Characteristics of Soil Under Variations in Clay Content and Compaction Pressure
Aikman, M.J.L., Kantzas, A., Mirotchnik, K. Marentette, D. and Allsopp, K.
DOI: 10.2118/97-188 & 10.2118/99-13-33
CIM paper 97-188, presented at the 7th Saskatchewan Petroleum Conference, held in Regina Saskatchewan, October 19-22, 1997;
J. Can. Pet. Tech., 38(13), December 1999.
An investigation is underway at the University of Calgary/TIPM Laboratory to examine a potential in situ soil remediation process. The focus is intended to demonstrate the potential to adapt proven and economic petroleum engineering methods to soil remediation. Specific methods to be applied are envisioned to be water and gas displacement processes in conjunction with horizontal boreholes as the injection and production points. The potential application of this method is for such sites where soil excavation and treatment would be impossible. This would be the case for spills that seep beneath a plant or other immovable infrastructure.
The characterization of native soil samples, obtained from an industrial plant in central Alberta, has been completed using methods such as grain size analysis, microscopic visualization, X-Ray Diffraction (XRD), and capillary pressure determination. The data obtained from the characterization process was used to construct synthetic, representative synthetic soil specimens to use as test materials in laboratory experiments. The use of synthetic soils allows for parametric studies to be performed, as well as a generalization of various observations to other soil types that may fall in the range of the synthetic soil constructs.

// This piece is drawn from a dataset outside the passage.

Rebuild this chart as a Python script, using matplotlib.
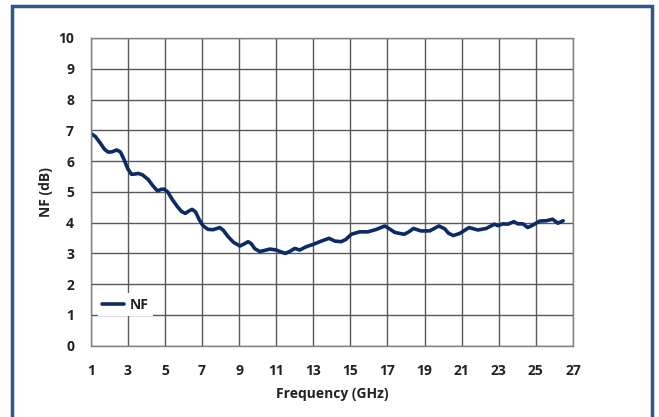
import matplotlib.pyplot as plt
from matplotlib.patches import Rectangle

# NF curve (GHz, dB)
freq = [1.0, 1.25, 1.5, 1.75, 1.95, 2.15, 2.4, 2.6, 2.8, 3.0, 3.2, 3.4, 3.56, 3.8,
        4.1, 4.35, 4.6, 4.8, 4.95, 5.15, 5.4, 5.7, 5.9, 6.1, 6.3, 6.47, 6.65, 6.85,
        7.05, 7.33, 7.6, 7.96, 8.15, 8.4, 8.7, 9.04, 9.25, 9.49, 9.65, 9.85, 10.12,
        10.4, 10.66, 11.0, 11.25, 11.5, 11.75, 12.0, 12.27, 12.63, 12.99, 13.35,
        13.85, 14.16, 14.5, 14.75, 15.05, 15.5, 15.95, 16.4, 16.85, 17.1, 17.4,
        17.9, 18.15, 18.4, 18.8, 19.27, 19.77, 20.08, 20.3, 20.55, 20.9, 21.4,
        21.87, 22.32, 22.77, 22.95, 23.22, 23.49, 23.81, 24.03, 24.3, 24.56, 24.84,
        25.2, 25.55, 25.9, 26.18, 26.47]
nf = [6.9, 6.8, 6.6, 6.38, 6.29, 6.3, 6.36, 6.3, 6.05, 5.75, 5.57, 5.58, 5.6, 5.55,
      5.4, 5.2, 5.03, 5.08, 5.09, 5.0, 4.75, 4.5, 4.36, 4.3, 4.38, 4.43, 4.35, 4.1,
      3.9, 3.78, 3.77, 3.84, 3.75, 3.55, 3.36, 3.24, 3.3, 3.38, 3.32, 3.15, 3.06,
      3.1, 3.14, 3.11, 3.05, 3.0, 3.07, 3.16, 3.11, 3.22, 3.29, 3.38,
      3.49, 3.4, 3.38, 3.45, 3.62, 3.7, 3.7, 3.78, 3.89, 3.8, 3.68,
      3.62, 3.7, 3.81, 3.73, 3.73, 3.89, 3.8, 3.65, 3.58, 3.65, 3.84,
      3.76, 3.81, 3.95, 3.9, 3.96, 3.95, 4.03, 3.96, 3.96, 3.84, 3.92,
      4.05, 4.06, 4.11, 3.98, 4.06]

x_ticks = list(range(1, 28, 2))
y_ticks = list(range(0, 11))

plt.rcParams['font.family'] = ['Open Sans', 'DejaVu Sans']

fig = plt.figure(figsize=(6.59, 4.17), dpi=100)
ax = fig.add_axes([0.1376, 0.171, 0.7319, 0.7379])

ax.plot(freq, nf, color='#0B2A66', lw=2.6, label='NF',
        solid_capstyle='round', solid_joinstyle='round')

ax.set_xlim(1, 27)
ax.set_ylim(0, 10)
ax.set_xticks(x_ticks)
ax.set_yticks(y_ticks)
ax.grid(True, color='#595959', lw=1)
ax.set_axisbelow(True)
for s in ax.spines.values():
    s.set_color('#808080')
    s.set_linewidth(1)
ax.tick_params(axis='x', length=0, labelsize=10, colors='#222222', pad=13)
ax.tick_params(axis='y', length=0, labelsize=10, colors='#222222', pad=12)
for lbl in ax.get_xticklabels() + ax.get_yticklabels():
    lbl.set_fontweight('bold')

ax.set_xlabel('Frequency (GHz)', fontsize=10, fontweight='bold', color='#222222', labelpad=7)
ax.set_ylabel('NF (dB)', fontsize=10, fontweight='bold', color='#222222', labelpad=4)

leg = ax.legend(loc='lower left', bbox_to_anchor=(0.0, 0.075), frameon=True,
                fancybox=False, edgecolor='none', facecolor='white', framealpha=1,
                fontsize=10, handlelength=1.6, handletextpad=0.4, borderpad=0.3)
for t in leg.get_texts():
    t.set_fontweight('bold')
    t.set_color('#222222')

# blue frame around the figure
fig.patches.append(Rectangle((12 / 659, -0.05), 640 / 659, 1.05 - 6 / 417,
                             transform=fig.transFigure, fill=False,
                             edgecolor='#2F5597', lw=2.5))

fig.savefig('out.png', dpi=100)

In order to understand the impact of clay and overburden pressure upon the rock structure and fluid flow characteristics, various synthetic soils have been packed into conventional core analysis equipment. The parameters studied so far have been variations in clay content, and the overburden pressure. The impact of these variations upon the core characteristics such as porosity, and single phase flow permeability have been quantified, and are reported herein. The saturations of the various fluids have been investigated using packed columns and capillary pressure measurements. Implications of the results upon both the contaminant displacement process, and the laboratory equipment, are reported. Future work that is proposed for further investigation is outlined in brief.